We know that Eduard Kann had a set of uniface splashers of the Kirin 1884 coins. In a letter of 30 November 1950 to Howard Bowker, Kann indicates that he had just bought this set from Hans Schulman, who was breaking up the Woodward collection on behalf of Woodward’s widow. When Kann’s collection was sold, the Kirin splashers appeared in the first Kann sale in 1971, where incredibly they were broken up into 5 lots (Lots 1039-1043). What happened to them afterwards is unknown, but the most likely explanation is that someone purchased all five lots to keep the set together, and it ended up in the hands of Hong Kong, China collector Chang Huang.

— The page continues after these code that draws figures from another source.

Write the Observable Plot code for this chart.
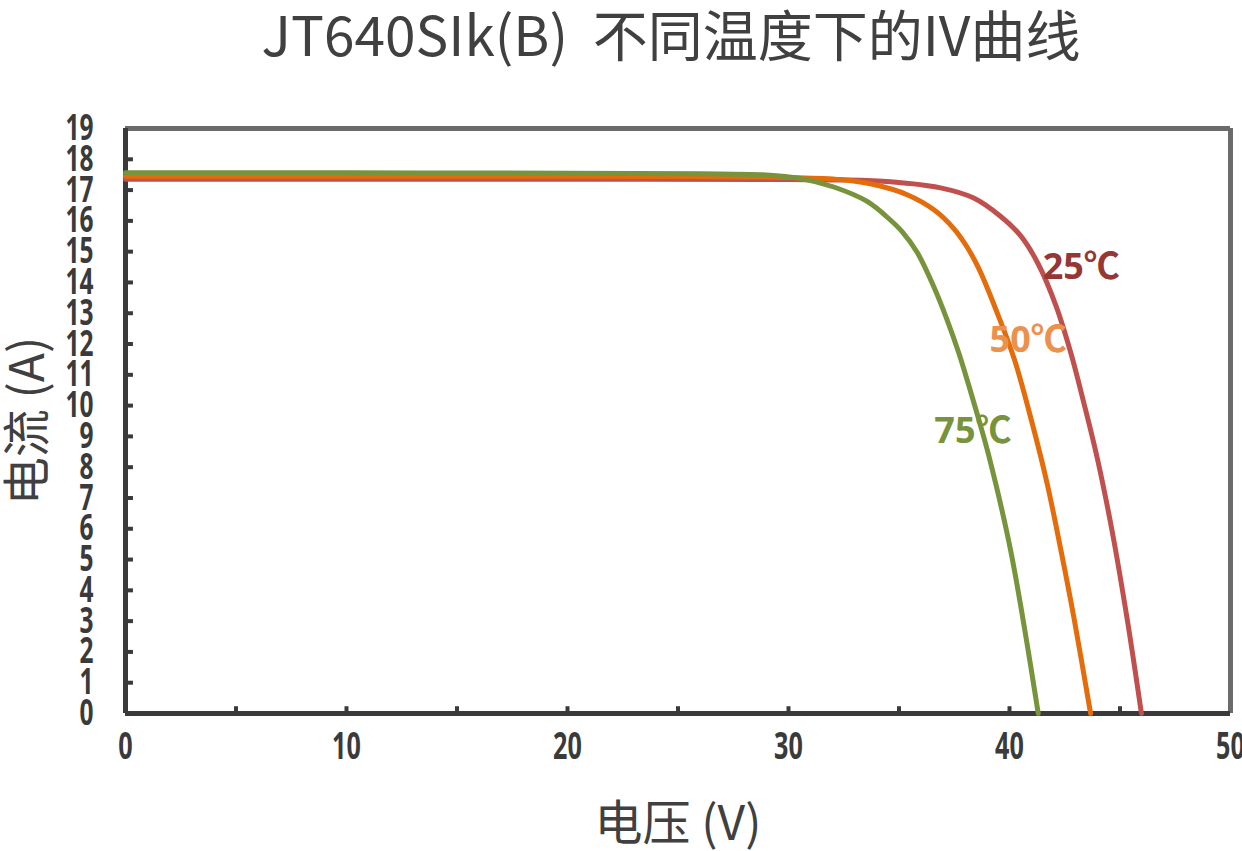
<!DOCTYPE html>
<html>
<head>
<meta charset="utf-8">
<script src="https://cdn.jsdelivr.net/npm/d3@7"></script>
<script src="https://cdn.jsdelivr.net/npm/@observablehq/plot@0.6"></script>
<style>
  body { margin: 0; background: #fff; }
  #title { height: 75px; line-height: 64px; padding-left: 100px; text-align: center; font-family: "Noto Sans CJK SC", "Noto Sans", sans-serif; font-size: 55px; color: #404040; white-space: pre; box-sizing: border-box; }
</style>
</head>
<body>
<div id="title">JT640SIk(B)  不同温度下的IV曲线</div>
<div id="chart"></div>
<script>
// Series: voltage (V) and current (A)
const v25 = [0, 10, 20, 30, 32.35, 34.62, 36.88, 38.38, 39.59, 40.5, 41.3, 42.1, 42.76, 43.36, 43.97, 44.65, 45.34, 45.97];
const i25 = [17.35, 17.35, 17.35, 17.34, 17.33, 17.27, 17.07, 16.74, 16.15, 15.52, 14.6, 13.25, 11.75, 10.1, 8.3, 5.9, 3.0, 0];
const v50 = [0, 10, 20, 26, 30, 32.35, 33.86, 35.37, 36.58, 37.48, 38.08, 38.64, 39.57, 40.23, 41.0, 41.7, 42.3, 42.91, 43.67];
const i50 = [17.45, 17.45, 17.45, 17.44, 17.41, 17.34, 17.18, 16.85, 16.36, 15.75, 15.15, 14.41, 12.78, 11.48, 9.5, 7.48, 5.4, 3.13, 0];
const v75 = [0, 10, 20, 26, 29.0, 30.5, 32.05, 33.56, 34.62, 35.14, 35.82, 36.57, 37.18, 37.71, 38.16, 38.61, 39.06, 40.05, 41.3];
const i75 = [17.56, 17.56, 17.55, 17.53, 17.49, 17.38, 17.1, 16.63, 16.02, 15.65, 14.98, 13.87, 12.78, 11.7, 10.65, 9.55, 8.38, 5.3, 0];

const seriesNames = ["25℃", "50℃", "75℃"];
const lineColors = ["#c0504d", "#e46c0a", "#77933c"];
const labelColors = ["#953735", "#eb914d", "#77933c"];
// label anchor points (V, A)
const labelV = [41.5, 39.1, 36.6];
const labelI = [14.5, 12.1, 9.15];

const xTicks = [0, 10, 20, 30, 40, 50];
const xMinorTicks = [5, 10, 15, 20, 25, 30, 35, 40, 45];
const yTicks = d3.range(0, 20);
const yInnerTicks = d3.range(1, 19);

const toRows = (vs, is, name) => vs.map((v, k) => ({V: v, I: is[k], s: name}));
const rows25 = toRows(v25, i25, seriesNames[0]);
const rows50 = toRows(v50, i50, seriesNames[1]);
const rows75 = toRows(v75, i75, seriesNames[2]);
const labels = seriesNames.map((n, k) => ({n, V: labelV[k], I: labelI[k], c: labelColors[k]}));

const tickFont = {fontFamily: "'Open Sans', sans-serif", fontWeight: "bold"};

const chart = Plot.plot({
  width: 1242,
  height: 776,
  marginTop: 53,
  marginBottom: 138,
  marginLeft: 125,
  marginRight: 12,
  x: {domain: [0, 50]},
  y: {domain: [0, 19]},
  style: {color: "#3a3a3a"},
  marks: [
    Plot.axisX({ticks: xTicks, tickSize: 0, tickPadding: 19, fontSize: 37, ...tickFont, label: null}),
    Plot.axisX({ticks: [], label: "电压 (V)", labelAnchor: "center", labelArrow: "none", labelOffset: 126, fontSize: 48, fontFamily: "'Noto Sans CJK SC', sans-serif", fill: "#404040"}),
    Plot.axisY({ticks: yTicks, tickSize: 0, tickPadding: 32, fontSize: 36, ...tickFont, label: null}),
    Plot.axisY({ticks: [], label: "电流 (A)", labelAnchor: "center", labelArrow: "none", labelOffset: 116, fontSize: 48, fontFamily: "'Noto Sans CJK SC', sans-serif", fill: "#404040"}),
    Plot.ruleY(yInnerTicks, {y: d => d, x1: 0, x2: 0.36, stroke: "#3a3a3a", strokeWidth: 4}),
    Plot.ruleX(xMinorTicks, {x: d => d, y1: 0, y2: 0.22, stroke: "#3a3a3a", strokeWidth: 4}),
    Plot.ruleY([19], {stroke: "#6b6b6b", strokeWidth: 5}),
    Plot.ruleX([50], {stroke: "#6b6b6b", strokeWidth: 5}),
    Plot.ruleX([0], {stroke: "#3a3a3a", strokeWidth: 5}),
    Plot.ruleY([0], {stroke: "#3a3a3a", strokeWidth: 5}),
    Plot.line(rows25, {x: "V", y: "I", stroke: lineColors[0], strokeWidth: 5, curve: "catmull-rom"}),
    Plot.line(rows50, {x: "V", y: "I", stroke: lineColors[1], strokeWidth: 5, curve: "catmull-rom"}),
    Plot.line(rows75, {x: "V", y: "I", stroke: lineColors[2], strokeWidth: 5, curve: "catmull-rom"}),
    Plot.text(labels, {x: "V", y: "I", text: "n", fill: "c", textAnchor: "start", fontSize: 36, fontWeight: "bold", fontFamily: "'Open Sans', 'Noto Sans CJK SC', sans-serif"})
  ]
});
document.getElementById("chart").appendChild(chart);
// condense the tick label glyphs horizontally (reference uses a condensed face)
d3.select(chart).selectAll("g[aria-label$='tick label'] text").each(function() {
  const len = this.getComputedTextLength();
  if (len > 0) {
    this.setAttribute("textLength", (len * 0.68).toFixed(2));
    this.setAttribute("lengthAdjust", "spacingAndGlyphs");
  }
});
</script>
</body>
</html>
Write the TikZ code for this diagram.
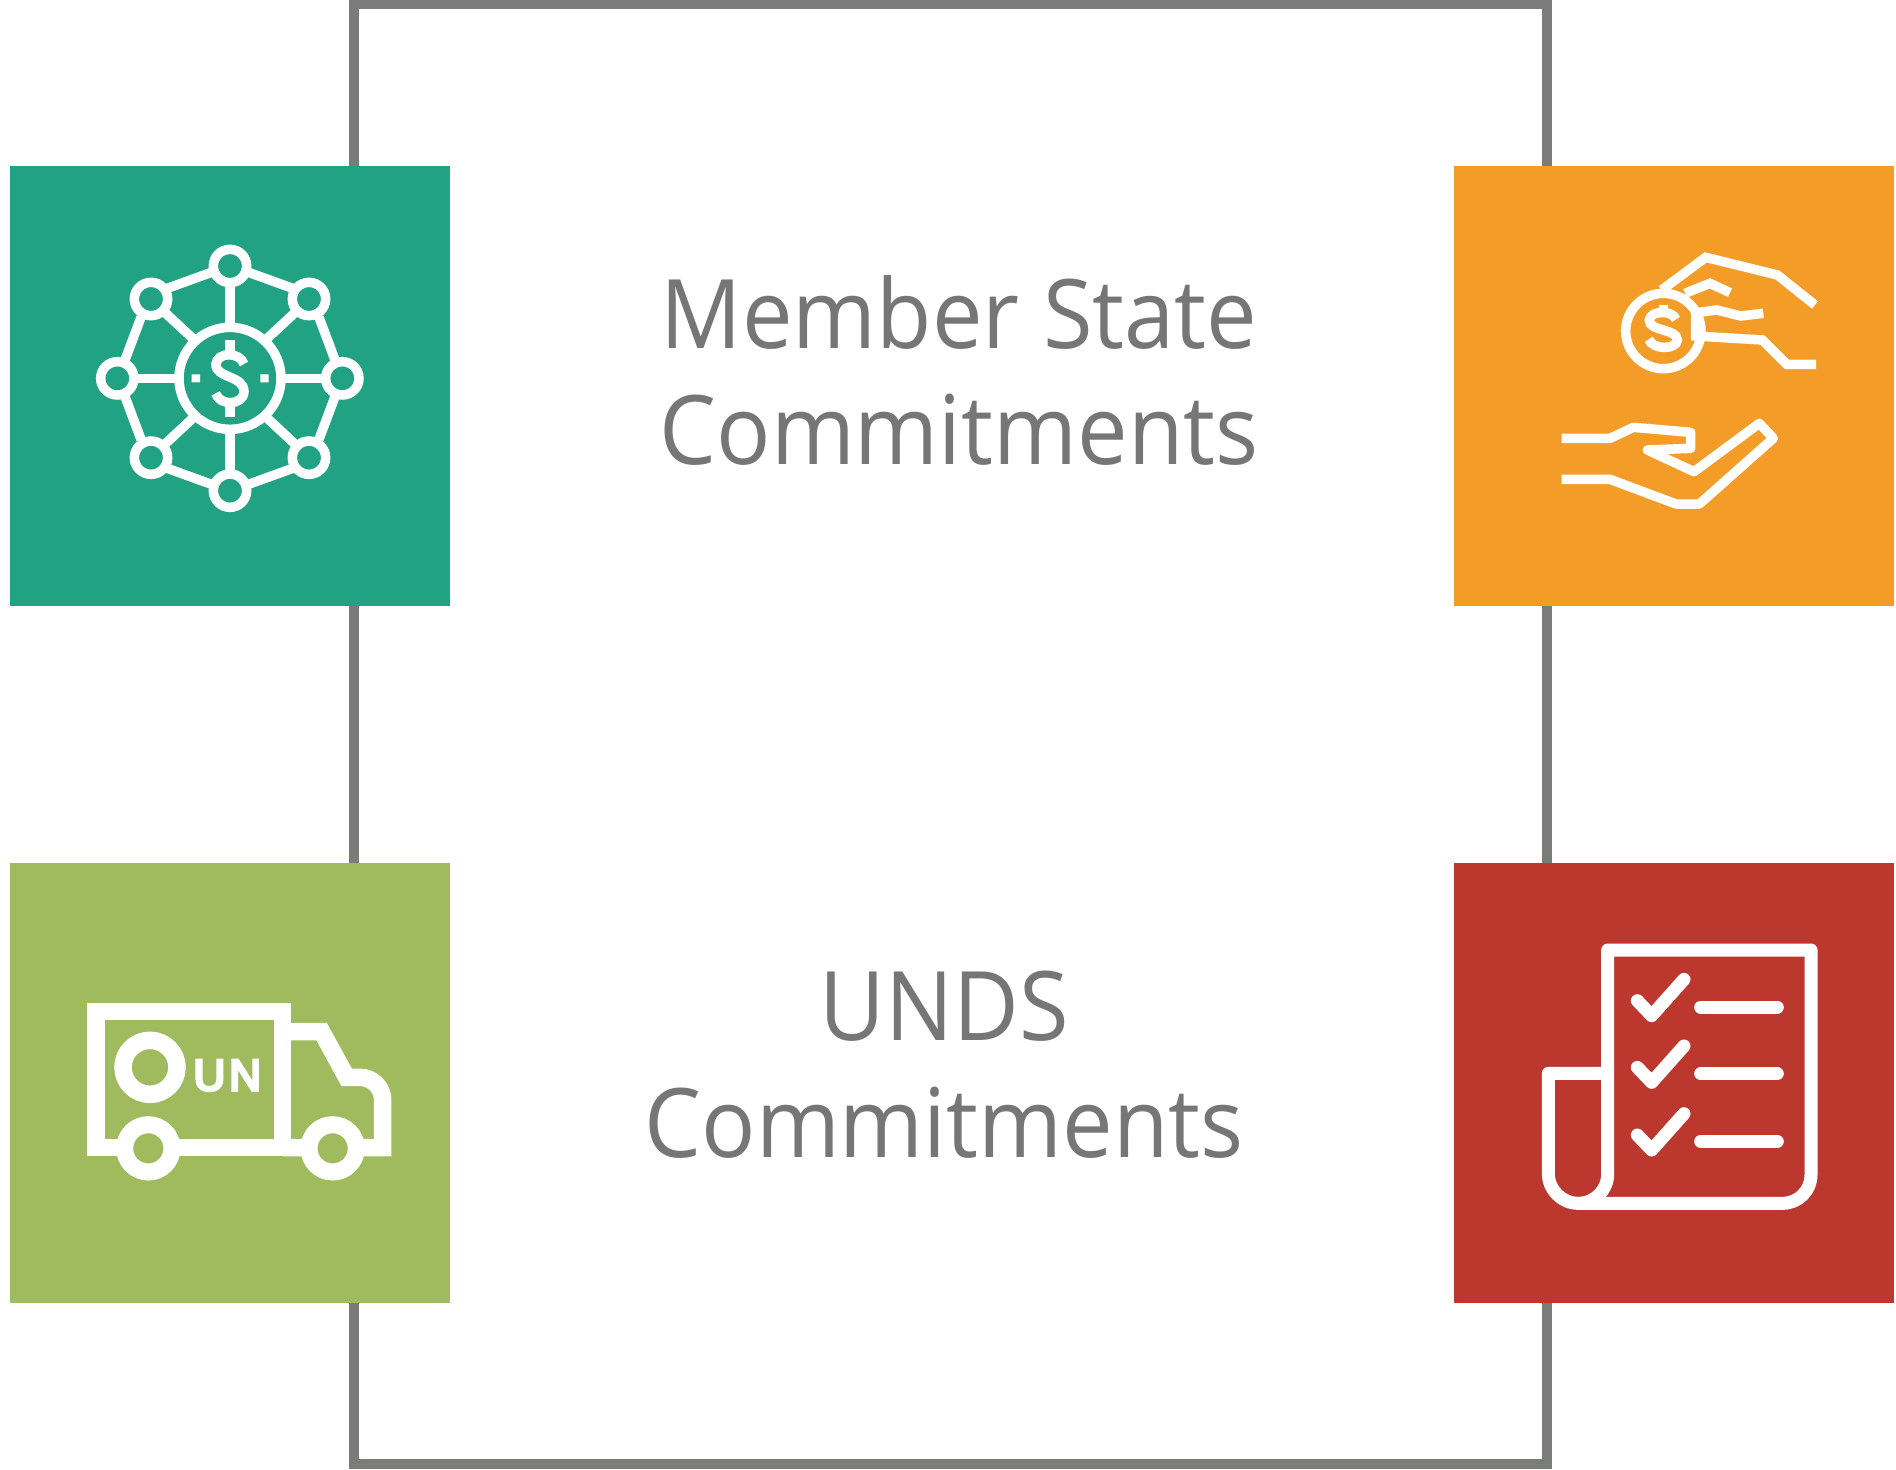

In 1976 he sold the set to NC Collection for US $10,000. At that time the set was housed in a special box (probably made for H. Chang), but the box has been lost. It seems virtually certain that Chang’s set is in fact the one previously owned by Eduard Kann. The ten piece uniface set has piedfort (double thick) coins without reeding on the edges. This makes perfect sense because the splashers would not have been made inside a collar (which puts on the reeding), and the pieces could be struck in any thickness of metal desired. We will probably never know whether this unique uniface set of splashers was made for presentation to a government official or was retained by the engraver – or perhaps by Wu Ta-ch’eng himself – as a souvenir of China’s first modern coinage.